▶ _Provided information_:
# # # # #
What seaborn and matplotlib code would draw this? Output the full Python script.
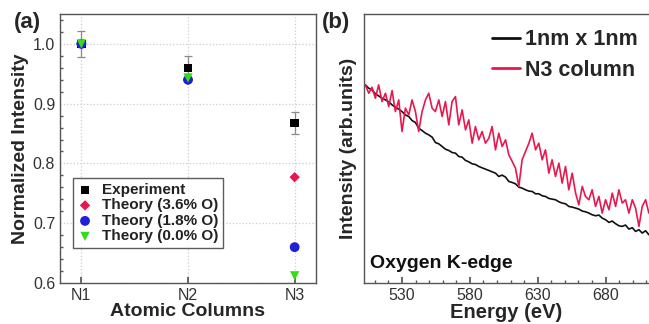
# # # # #
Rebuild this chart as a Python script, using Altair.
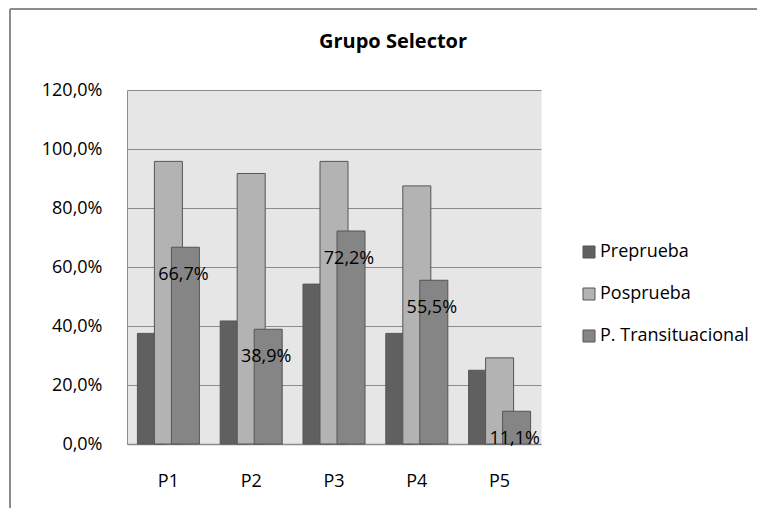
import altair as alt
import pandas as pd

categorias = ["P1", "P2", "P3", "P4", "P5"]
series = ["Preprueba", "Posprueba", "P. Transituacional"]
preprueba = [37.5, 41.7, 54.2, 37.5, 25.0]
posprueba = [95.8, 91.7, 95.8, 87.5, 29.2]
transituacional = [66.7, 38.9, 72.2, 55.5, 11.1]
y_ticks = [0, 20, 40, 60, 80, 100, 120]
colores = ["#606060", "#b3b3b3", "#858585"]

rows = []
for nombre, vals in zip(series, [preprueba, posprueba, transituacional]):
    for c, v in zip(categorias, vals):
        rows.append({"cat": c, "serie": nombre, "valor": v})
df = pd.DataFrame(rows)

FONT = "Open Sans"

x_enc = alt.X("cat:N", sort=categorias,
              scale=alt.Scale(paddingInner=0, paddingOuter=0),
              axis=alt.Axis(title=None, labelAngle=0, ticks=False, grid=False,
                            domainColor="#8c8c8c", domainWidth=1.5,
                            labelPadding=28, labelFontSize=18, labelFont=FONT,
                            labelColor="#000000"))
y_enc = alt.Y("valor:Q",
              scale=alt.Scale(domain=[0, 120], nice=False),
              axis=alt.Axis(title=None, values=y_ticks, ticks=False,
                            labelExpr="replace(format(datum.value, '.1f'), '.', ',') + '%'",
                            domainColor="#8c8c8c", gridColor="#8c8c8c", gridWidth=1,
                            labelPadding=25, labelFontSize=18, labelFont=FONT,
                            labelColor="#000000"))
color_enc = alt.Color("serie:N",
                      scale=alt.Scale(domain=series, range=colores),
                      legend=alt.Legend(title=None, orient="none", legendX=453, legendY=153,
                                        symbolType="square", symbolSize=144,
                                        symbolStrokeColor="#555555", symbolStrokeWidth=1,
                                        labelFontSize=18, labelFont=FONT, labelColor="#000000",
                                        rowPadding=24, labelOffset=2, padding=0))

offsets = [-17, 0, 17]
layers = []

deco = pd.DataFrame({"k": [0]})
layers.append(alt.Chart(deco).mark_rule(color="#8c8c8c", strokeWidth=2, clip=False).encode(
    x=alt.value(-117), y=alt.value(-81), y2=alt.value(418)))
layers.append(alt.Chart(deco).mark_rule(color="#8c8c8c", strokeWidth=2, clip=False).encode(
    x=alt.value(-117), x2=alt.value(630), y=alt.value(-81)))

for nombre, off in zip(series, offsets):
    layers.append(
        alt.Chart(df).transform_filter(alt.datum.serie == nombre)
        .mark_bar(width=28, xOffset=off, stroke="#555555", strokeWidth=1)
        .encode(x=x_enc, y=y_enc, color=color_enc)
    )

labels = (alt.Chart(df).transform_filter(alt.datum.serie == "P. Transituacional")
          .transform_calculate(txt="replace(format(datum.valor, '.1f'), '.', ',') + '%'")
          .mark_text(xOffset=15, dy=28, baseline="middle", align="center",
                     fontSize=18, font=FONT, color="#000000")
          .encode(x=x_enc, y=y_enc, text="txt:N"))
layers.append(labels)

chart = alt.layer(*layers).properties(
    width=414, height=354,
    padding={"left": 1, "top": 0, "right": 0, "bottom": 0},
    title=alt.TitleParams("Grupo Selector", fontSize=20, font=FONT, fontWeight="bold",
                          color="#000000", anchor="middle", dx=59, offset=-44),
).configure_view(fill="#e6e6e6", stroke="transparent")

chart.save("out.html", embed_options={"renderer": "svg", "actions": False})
# # # # #
▶ _Requirement_: Copy only the lines above from the one containing "Rebuild this chart" through the one containing "import pandas as pd", both included. Leave out the pictures.

▶ _Task answer_:
Rebuild this chart as a Python script, using Altair.
import altair as alt
import pandas as pd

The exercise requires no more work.